Asteroid 2012 DA 14
February 16, 2013
The photo above showing Asteroid 2012 DA14 darting over Caen, France was captured yesterday (February 15) at approximately 22:30 CET (Central European Time). It was moving in a more or less south-north direction almost perpendicular to the star trails of Ursa Major (Big Dipper). This office building-size chunk of rock passed approximately 17,000 mi (28,000 km) above the Earth’s surface, inside the orbits of geosynchronous telecommunication satellites, orbiting at 22,000 mi (35,406 km) above the Equator. Though 2012 DA14 never actually threatened our planet, there was a collective sigh of relief after it tumbled by, since only a few hours earlier a huge meteor (estimated to be about 55 ft or 17 m in diameter) shattered the early morning quiet of western Siberia.

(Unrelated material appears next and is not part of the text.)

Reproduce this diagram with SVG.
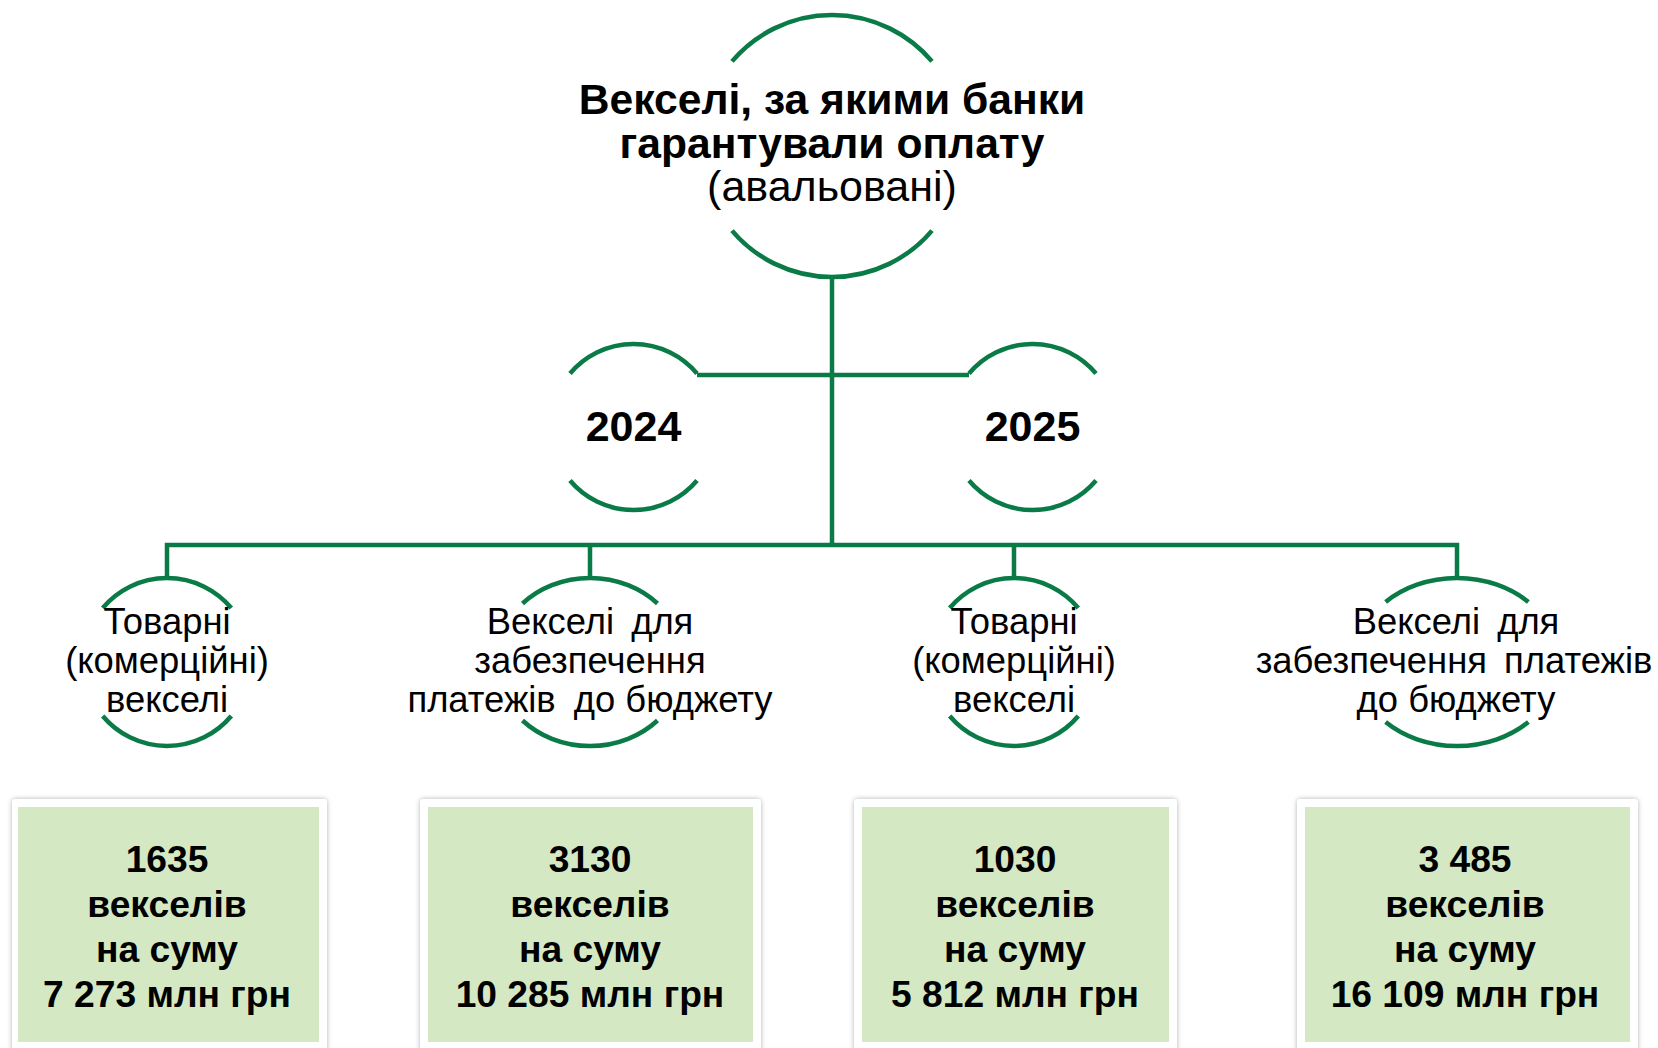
<svg xmlns="http://www.w3.org/2000/svg" width="1658" height="1048" viewBox="0 0 1658 1048">
<defs>
<style>
.arc{fill:none;stroke:#0A7B47;stroke-width:4.5}
.con{fill:none;stroke:#0A7B47;stroke-width:4.5}
.t{font-family:"Liberation Sans",Arial,sans-serif;fill:#000;text-anchor:middle}
.b{font-weight:bold}
.title{font-size:42.6px}
.sub{font-size:43px}
.yr{font-size:43px;font-weight:bold}
.lbl{font-size:36.4px}
.ws{word-spacing:7px}
.num{font-size:37.2px;font-weight:bold}
.card{fill:#fff}
.green{fill:#D4E9C3}
</style>
<filter id="sh" x="-10%" y="-10%" width="120%" height="120%">
<feDropShadow dx="0" dy="0" stdDeviation="2.5" flood-color="#000" flood-opacity="0.3"/>
</filter>
</defs>
<rect width="1658" height="1048" fill="#fff"/>

<g id="connectors">
<path class="con" d="M832 277V545"/>
<path class="con" d="M697 375H969"/>
<path class="con" d="M167 578V545H1457V578"/>
<path class="con" d="M590 545V578"/>
<path class="con" d="M1014 545V578"/>
</g>

<g id="root">
<path class="arc" d="M732 61.4A131 131 0 0 1 932 61.4"/>
<path class="arc" d="M732 230.6A131 131 0 0 0 932 230.6"/>
<text class="t title b" x="832" y="114">Векселі, за якими банки</text>
<text class="t title b" x="832" y="158">гарантували оплату</text>
<text class="t sub" x="832" y="201">(авальовані)</text>
</g>

<g id="y2024">
<path class="arc" d="M570 373.5A83 83 0 0 1 697 373.5"/>
<path class="arc" d="M570 480.5A83 83 0 0 0 697 480.5"/>
<text class="t yr" x="633.5" y="441">2024</text>
</g>

<g id="y2025">
<path class="arc" d="M969 373.5A83 83 0 0 1 1096 373.5"/>
<path class="arc" d="M969 480.5A83 83 0 0 0 1096 480.5"/>
<text class="t yr" x="1032.5" y="441">2025</text>
</g>

<g id="n1">
<path class="arc" d="M102.7 608A84 84 0 0 1 231.3 608"/>
<path class="arc" d="M102.7 716A84 84 0 0 0 231.3 716"/>
<text class="t lbl" x="167" y="634">Товарні</text>
<text class="t lbl" x="167" y="673">(комерційні)</text>
<text class="t lbl" x="167" y="712">векселі</text>
</g>

<g id="n2">
<path class="arc" d="M522.5 603.5A94 84 0 0 1 657.5 603.5"/>
<path class="arc" d="M522.5 720.5A94 84 0 0 0 657.5 720.5"/>
<text class="t lbl ws" x="590" y="634">Векселі для</text>
<text class="t lbl" x="590" y="673">забезпечення</text>
<text class="t lbl" x="590" y="712">платежів <tspan dx="8">до бюджету</tspan></text>
</g>

<g id="n3">
<path class="arc" d="M949.7 608A84 84 0 0 1 1078.3 608"/>
<path class="arc" d="M949.7 716A84 84 0 0 0 1078.3 716"/>
<text class="t lbl" x="1014" y="634">Товарні</text>
<text class="t lbl" x="1014" y="673">(комерційні)</text>
<text class="t lbl" x="1014" y="712">векселі</text>
</g>

<g id="n4">
<path class="arc" d="M1385.6 602A102 84 0 0 1 1528.4 602"/>
<path class="arc" d="M1385.6 722A102 84 0 0 0 1528.4 722"/>
<text class="t lbl ws" x="1456" y="634">Векселі для</text>
<text class="t lbl ws" x="1454" y="673">забезпечення платежів</text>
<text class="t lbl" x="1456" y="712">до бюджету</text>
</g>

<g id="box1">
<rect class="card" x="12" y="799" width="315" height="270" rx="4" filter="url(#sh)"/>
<rect class="green" x="18" y="807" width="301" height="235"/>
<text class="t num" x="167" y="872">1635</text>
<text class="t num" x="167" y="917">векселів</text>
<text class="t num" x="167" y="962">на суму</text>
<text class="t num" x="167" y="1007">7 273 млн грн</text>
</g>

<g id="box2">
<rect class="card" x="420" y="799" width="341" height="270" rx="4" filter="url(#sh)"/>
<rect class="green" x="428" y="807" width="325" height="235"/>
<text class="t num" x="590" y="872">3130</text>
<text class="t num" x="590" y="917">векселів</text>
<text class="t num" x="590" y="962">на суму</text>
<text class="t num" x="590" y="1007">10 285 млн грн</text>
</g>

<g id="box3">
<rect class="card" x="854" y="799" width="323" height="270" rx="4" filter="url(#sh)"/>
<rect class="green" x="862" y="807" width="307" height="235"/>
<text class="t num" x="1015" y="872">1030</text>
<text class="t num" x="1015" y="917">векселів</text>
<text class="t num" x="1015" y="962">на суму</text>
<text class="t num" x="1015" y="1007">5 812 млн грн</text>
</g>

<g id="box4">
<rect class="card" x="1297" y="799" width="341" height="270" rx="4" filter="url(#sh)"/>
<rect class="green" x="1305" y="807" width="325" height="235"/>
<text class="t num" x="1465" y="872">3 485</text>
<text class="t num" x="1465" y="917">векселів</text>
<text class="t num" x="1465" y="962">на суму</text>
<text class="t num" x="1465" y="1007">16 109 млн грн</text>
</g>
</svg>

It appears that a number of fragments from this meteor struck the ground. Note that once a meteor contacts the surface it's referred to as a meteorite. Yesterday's impact, near Chelyabinsk, was perhaps the most significant on our planet (or just above its surface) since the Tunguska event of 1908, which flattened tens of thousands of acres of boreal forests in central Siberia.
Photo details: Camera Model: NIKON D500; Lens and Focal Length: SIGMA 300mm.